* GIVEN TASK
Count the lines in the data below where the string "chart" occurs, please, and give the number alone.

* PROVIDED DATA
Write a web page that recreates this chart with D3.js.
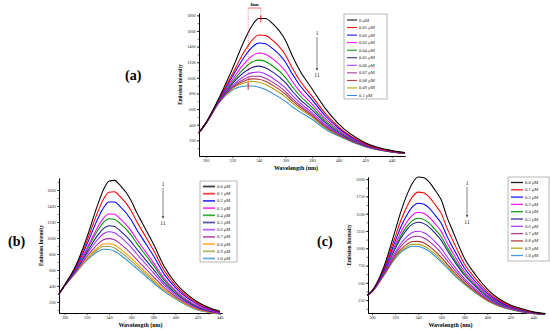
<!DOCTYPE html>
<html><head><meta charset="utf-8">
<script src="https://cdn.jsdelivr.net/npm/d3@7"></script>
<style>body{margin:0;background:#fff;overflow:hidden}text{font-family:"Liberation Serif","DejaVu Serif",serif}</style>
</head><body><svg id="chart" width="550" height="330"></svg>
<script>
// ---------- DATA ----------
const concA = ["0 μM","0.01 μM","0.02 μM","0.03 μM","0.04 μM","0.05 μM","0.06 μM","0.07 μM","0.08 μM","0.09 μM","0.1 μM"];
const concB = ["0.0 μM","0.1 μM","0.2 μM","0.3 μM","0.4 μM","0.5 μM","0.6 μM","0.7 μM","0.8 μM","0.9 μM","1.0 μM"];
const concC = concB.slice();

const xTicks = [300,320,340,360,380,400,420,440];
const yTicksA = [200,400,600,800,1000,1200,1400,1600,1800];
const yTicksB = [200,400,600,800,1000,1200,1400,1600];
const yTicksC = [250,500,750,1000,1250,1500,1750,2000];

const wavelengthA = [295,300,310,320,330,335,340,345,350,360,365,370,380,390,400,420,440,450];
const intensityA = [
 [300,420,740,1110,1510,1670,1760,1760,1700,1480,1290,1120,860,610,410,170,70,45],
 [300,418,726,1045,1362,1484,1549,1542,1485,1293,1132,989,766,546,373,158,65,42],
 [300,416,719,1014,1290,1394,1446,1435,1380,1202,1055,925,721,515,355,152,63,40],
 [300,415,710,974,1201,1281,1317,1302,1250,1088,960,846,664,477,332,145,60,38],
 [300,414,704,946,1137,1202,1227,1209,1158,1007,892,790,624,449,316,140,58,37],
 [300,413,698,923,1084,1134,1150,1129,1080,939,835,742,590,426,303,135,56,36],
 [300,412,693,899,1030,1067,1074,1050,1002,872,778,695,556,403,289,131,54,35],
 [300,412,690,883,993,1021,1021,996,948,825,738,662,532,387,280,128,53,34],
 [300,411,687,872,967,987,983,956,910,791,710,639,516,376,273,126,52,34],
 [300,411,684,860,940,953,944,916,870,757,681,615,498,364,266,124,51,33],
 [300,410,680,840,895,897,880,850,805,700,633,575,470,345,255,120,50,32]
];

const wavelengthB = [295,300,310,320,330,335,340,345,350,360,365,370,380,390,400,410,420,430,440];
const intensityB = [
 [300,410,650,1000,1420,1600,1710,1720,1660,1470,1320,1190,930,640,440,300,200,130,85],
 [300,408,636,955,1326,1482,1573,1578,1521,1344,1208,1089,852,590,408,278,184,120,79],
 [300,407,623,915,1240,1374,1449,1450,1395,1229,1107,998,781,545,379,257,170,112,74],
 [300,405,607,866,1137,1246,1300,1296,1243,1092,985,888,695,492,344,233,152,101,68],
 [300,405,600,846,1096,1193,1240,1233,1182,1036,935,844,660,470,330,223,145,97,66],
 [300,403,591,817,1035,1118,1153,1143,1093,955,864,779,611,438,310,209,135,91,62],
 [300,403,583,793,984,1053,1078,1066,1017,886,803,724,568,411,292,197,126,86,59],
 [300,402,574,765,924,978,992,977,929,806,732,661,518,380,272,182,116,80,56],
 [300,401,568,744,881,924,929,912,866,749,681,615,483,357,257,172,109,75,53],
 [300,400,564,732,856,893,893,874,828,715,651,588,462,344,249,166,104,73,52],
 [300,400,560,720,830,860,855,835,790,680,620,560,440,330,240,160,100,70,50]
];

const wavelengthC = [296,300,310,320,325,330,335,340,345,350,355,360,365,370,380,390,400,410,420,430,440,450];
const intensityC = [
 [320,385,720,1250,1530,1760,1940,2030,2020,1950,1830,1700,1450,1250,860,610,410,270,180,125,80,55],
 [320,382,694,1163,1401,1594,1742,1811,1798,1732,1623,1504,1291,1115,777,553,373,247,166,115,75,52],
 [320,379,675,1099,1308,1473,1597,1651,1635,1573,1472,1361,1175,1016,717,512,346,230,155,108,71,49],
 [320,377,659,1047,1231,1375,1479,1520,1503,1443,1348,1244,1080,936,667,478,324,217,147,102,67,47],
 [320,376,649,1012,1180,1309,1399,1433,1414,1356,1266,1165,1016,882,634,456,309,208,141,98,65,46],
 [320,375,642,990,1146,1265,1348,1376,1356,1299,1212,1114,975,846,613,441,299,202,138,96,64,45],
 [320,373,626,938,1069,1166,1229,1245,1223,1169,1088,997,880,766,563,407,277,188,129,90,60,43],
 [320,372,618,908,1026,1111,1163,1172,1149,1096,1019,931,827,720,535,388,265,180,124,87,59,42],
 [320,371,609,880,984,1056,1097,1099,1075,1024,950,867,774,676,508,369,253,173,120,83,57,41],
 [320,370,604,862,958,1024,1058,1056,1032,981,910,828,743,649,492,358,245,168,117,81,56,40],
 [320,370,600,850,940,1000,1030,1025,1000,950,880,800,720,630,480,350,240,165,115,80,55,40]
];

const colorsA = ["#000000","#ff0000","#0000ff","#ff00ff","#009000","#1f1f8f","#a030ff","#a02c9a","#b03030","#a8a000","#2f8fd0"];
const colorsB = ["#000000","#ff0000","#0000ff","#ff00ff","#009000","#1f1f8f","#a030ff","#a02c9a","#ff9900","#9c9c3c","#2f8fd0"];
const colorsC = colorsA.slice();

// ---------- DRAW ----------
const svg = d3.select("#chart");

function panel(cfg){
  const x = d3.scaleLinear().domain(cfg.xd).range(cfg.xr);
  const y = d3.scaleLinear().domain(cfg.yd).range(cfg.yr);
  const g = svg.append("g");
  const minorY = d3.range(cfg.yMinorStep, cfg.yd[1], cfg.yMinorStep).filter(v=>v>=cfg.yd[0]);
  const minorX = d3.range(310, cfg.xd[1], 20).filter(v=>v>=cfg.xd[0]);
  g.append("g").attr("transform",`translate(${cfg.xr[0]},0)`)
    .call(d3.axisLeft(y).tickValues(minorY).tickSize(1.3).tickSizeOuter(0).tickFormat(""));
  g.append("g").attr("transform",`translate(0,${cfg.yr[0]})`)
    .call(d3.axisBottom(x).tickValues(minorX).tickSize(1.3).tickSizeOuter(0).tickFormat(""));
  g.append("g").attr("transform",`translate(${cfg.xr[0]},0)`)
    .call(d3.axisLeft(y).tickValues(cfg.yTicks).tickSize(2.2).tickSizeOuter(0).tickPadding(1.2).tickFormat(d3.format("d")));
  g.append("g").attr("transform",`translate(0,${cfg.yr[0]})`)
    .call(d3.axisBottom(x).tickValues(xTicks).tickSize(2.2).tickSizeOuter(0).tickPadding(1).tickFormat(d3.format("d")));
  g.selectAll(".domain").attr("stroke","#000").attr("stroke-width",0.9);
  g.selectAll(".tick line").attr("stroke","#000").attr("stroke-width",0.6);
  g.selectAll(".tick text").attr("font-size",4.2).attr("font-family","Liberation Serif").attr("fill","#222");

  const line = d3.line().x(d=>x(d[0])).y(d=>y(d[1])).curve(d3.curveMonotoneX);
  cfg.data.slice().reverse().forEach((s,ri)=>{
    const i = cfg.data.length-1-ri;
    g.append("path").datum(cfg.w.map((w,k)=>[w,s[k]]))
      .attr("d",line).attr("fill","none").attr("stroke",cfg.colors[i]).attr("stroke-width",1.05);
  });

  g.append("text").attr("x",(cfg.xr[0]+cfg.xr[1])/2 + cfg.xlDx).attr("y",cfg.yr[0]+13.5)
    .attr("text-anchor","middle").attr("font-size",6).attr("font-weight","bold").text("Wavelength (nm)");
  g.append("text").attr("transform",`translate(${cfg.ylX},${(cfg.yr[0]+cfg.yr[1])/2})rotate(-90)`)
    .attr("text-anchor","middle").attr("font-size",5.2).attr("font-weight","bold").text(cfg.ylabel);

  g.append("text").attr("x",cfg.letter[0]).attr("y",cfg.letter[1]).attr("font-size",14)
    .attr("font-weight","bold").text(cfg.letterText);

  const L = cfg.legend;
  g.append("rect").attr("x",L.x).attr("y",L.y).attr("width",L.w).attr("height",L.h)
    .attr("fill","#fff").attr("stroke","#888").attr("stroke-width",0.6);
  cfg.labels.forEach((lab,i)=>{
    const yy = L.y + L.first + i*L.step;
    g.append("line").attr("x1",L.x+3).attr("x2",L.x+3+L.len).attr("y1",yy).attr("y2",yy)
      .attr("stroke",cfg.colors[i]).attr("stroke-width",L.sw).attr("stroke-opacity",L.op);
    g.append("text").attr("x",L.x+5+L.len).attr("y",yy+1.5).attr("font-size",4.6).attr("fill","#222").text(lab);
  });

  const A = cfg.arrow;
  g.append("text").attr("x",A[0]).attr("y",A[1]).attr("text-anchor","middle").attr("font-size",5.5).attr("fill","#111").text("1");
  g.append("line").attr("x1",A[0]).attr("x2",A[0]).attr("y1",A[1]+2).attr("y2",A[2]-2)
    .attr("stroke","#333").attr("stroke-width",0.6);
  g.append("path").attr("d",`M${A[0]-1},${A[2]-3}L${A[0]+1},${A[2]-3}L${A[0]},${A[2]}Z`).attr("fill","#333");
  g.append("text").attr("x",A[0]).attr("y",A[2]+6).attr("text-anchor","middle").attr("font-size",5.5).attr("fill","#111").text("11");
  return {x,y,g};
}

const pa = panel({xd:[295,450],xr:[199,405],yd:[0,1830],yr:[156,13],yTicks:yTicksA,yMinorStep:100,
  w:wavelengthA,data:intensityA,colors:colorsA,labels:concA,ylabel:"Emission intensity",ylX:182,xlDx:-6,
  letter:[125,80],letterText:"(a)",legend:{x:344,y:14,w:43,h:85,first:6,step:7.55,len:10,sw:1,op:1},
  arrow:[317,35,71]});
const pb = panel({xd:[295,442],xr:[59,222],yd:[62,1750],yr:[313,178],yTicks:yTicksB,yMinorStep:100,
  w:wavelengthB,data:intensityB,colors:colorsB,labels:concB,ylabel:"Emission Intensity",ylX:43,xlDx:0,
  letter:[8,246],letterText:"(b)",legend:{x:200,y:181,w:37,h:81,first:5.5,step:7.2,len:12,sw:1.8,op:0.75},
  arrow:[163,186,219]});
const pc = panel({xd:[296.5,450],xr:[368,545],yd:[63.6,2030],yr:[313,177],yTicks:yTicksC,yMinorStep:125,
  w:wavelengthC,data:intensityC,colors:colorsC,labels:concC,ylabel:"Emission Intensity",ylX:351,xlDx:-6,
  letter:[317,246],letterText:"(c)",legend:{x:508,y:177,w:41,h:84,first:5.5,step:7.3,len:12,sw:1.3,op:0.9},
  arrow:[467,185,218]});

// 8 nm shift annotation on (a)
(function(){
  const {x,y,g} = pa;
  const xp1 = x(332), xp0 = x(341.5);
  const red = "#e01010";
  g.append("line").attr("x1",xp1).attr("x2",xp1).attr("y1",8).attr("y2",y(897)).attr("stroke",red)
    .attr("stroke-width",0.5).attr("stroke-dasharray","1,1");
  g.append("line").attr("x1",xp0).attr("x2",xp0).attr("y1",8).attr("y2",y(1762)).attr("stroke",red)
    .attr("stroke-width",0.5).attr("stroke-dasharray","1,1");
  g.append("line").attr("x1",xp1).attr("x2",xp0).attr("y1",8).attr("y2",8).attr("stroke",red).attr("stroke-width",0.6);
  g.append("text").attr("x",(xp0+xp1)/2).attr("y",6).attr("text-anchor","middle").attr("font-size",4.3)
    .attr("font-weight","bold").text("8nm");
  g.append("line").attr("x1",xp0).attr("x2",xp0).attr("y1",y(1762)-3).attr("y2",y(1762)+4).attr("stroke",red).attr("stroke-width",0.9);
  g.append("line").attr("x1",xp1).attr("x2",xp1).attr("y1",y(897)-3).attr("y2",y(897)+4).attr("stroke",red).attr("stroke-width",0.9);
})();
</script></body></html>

* WORKED ANSWER
3